This piece of code started from an attempt to learn R programming by doing something meaningful. Don't take it too seriously and think it is a tool for forecasting economy recessions! Analysts and policymakers (the main actors interested in understanding and anticipating business cycles) rely on more complicated economic models (Dynamic Stochastic General Equilibrium - DSGE).

Business cycles can be seen from periodic variations of economic output, as well as other macroeconomic variables. Fourier transform is a great tool for spotting variations in time-series, regardless of the underlying measure. An alternative that considers variations is periodicity is wavelet transform.

The chosen macroeconomic variable studied is unemployment rate from 1992 to 2019, provided by INSSE (www.insse.ro).
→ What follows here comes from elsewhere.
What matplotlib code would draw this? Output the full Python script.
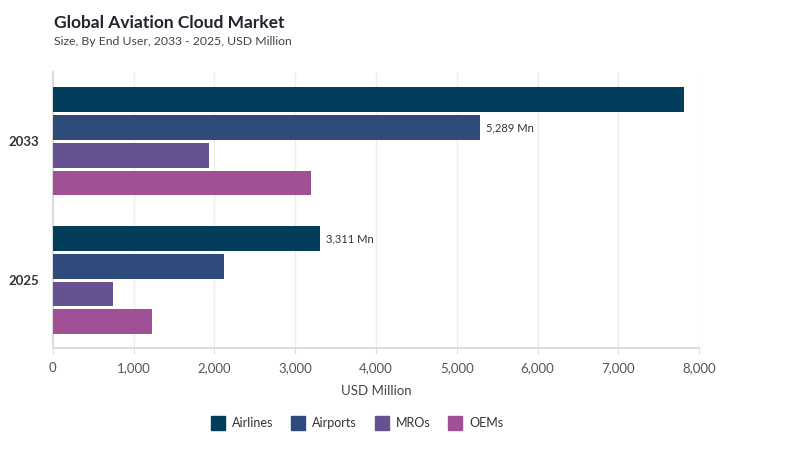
import matplotlib
matplotlib.use("Agg")
import matplotlib.pyplot as plt
import numpy as np
from matplotlib.lines import Line2D

years = ["2025", "2033"]
series = ["Airlines", "Airports", "MROs", "OEMs"]
values = {
    "Airlines": [3311, 7810],
    "Airports": [2115, 5289],
    "MROs": [740, 1930],
    "OEMs": [1230, 3195],
}
colors = ["#023e5b", "#2f4b7c", "#665191", "#a05195"]
annotations = [("Airlines", 0, "3,311 Mn"), ("Airports", 1, "5,289 Mn")]

plt.rcParams["font.family"] = ["Lato", "DejaVu Sans"]

fig = plt.figure(figsize=(8, 4.5), dpi=100)
ax = fig.add_axes([0.066, 0.2267, 0.808, 0.6133])

y = np.arange(len(years))
offsets = [0.3, 0.1, -0.1, -0.3]
for name, off, col in zip(series, offsets, colors):
    ax.barh(y + off, values[name], height=0.178, color=col, zorder=3)

for name, idx, txt in annotations:
    off = offsets[series.index(name)]
    ax.text(values[name][idx] + 70, idx + off, txt, va="center", ha="left",
            fontsize=8, color="#333333")

ax.set_xlim(0, 8000)
ax.set_ylim(-0.49, 1.5)
ax.set_xticks(np.arange(0, 8001, 1000))
ax.set_xticklabels([f"{v:,}" for v in range(0, 8001, 1000)])
ax.set_yticks(y)
ax.set_yticklabels(years, fontsize=9.5, fontweight="bold", color="#333333")
ax.tick_params(axis="x", labelsize=9.5, labelcolor="#555555", color="#dddddd", length=4, pad=6)
ax.tick_params(axis="y", length=0, pad=10)
ax.grid(axis="x", color="#eeeeee", linewidth=1, zorder=0)
for s in ["top", "right"]:
    ax.spines[s].set_visible(False)
for s in ["left", "bottom"]:
    ax.spines[s].set_color("#dddddd")
    ax.spines[s].set_linewidth(1.5)
ax.set_xlabel("USD Million", fontsize=9.5, color="#444444", labelpad=8)

fig.text(0.067, 0.95, "Global Aviation Cloud Market", fontsize=12.5, fontweight="bold",
         color="#22222e", va="center")
fig.text(0.067, 0.908, "Size, By End User, 2033 - 2025, USD Million", fontsize=8.8,
         color="#444444", va="center")

handles = [Line2D([0], [0], marker="s", linestyle="none", markersize=10,
                  markerfacecolor=c, markeredgecolor=c) for c in colors]
fig.legend(handles, series, loc="center", bbox_to_anchor=(0.443, 0.06), ncol=4,
           frameon=False, fontsize=9, handletextpad=0.1, columnspacing=1.0,
           labelcolor="#333333")

fig.savefig("out.png", dpi=100)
Alt text Figure 1 - Unemployment rate Romania

For Fourier transform to work, the signal has to be stationary - statistical proprieties such as mean, variance, auto-correlation have to be constant over a particular time-frame. It's easy to spot the downward trend in the above pic, so our time-series needs to be "stationarized". A common method is differentiation - calculate the increase or decrease in the unemployment rate compared to the previous month. Alt text Figure 2 - Change in unemployment rate (differentiation)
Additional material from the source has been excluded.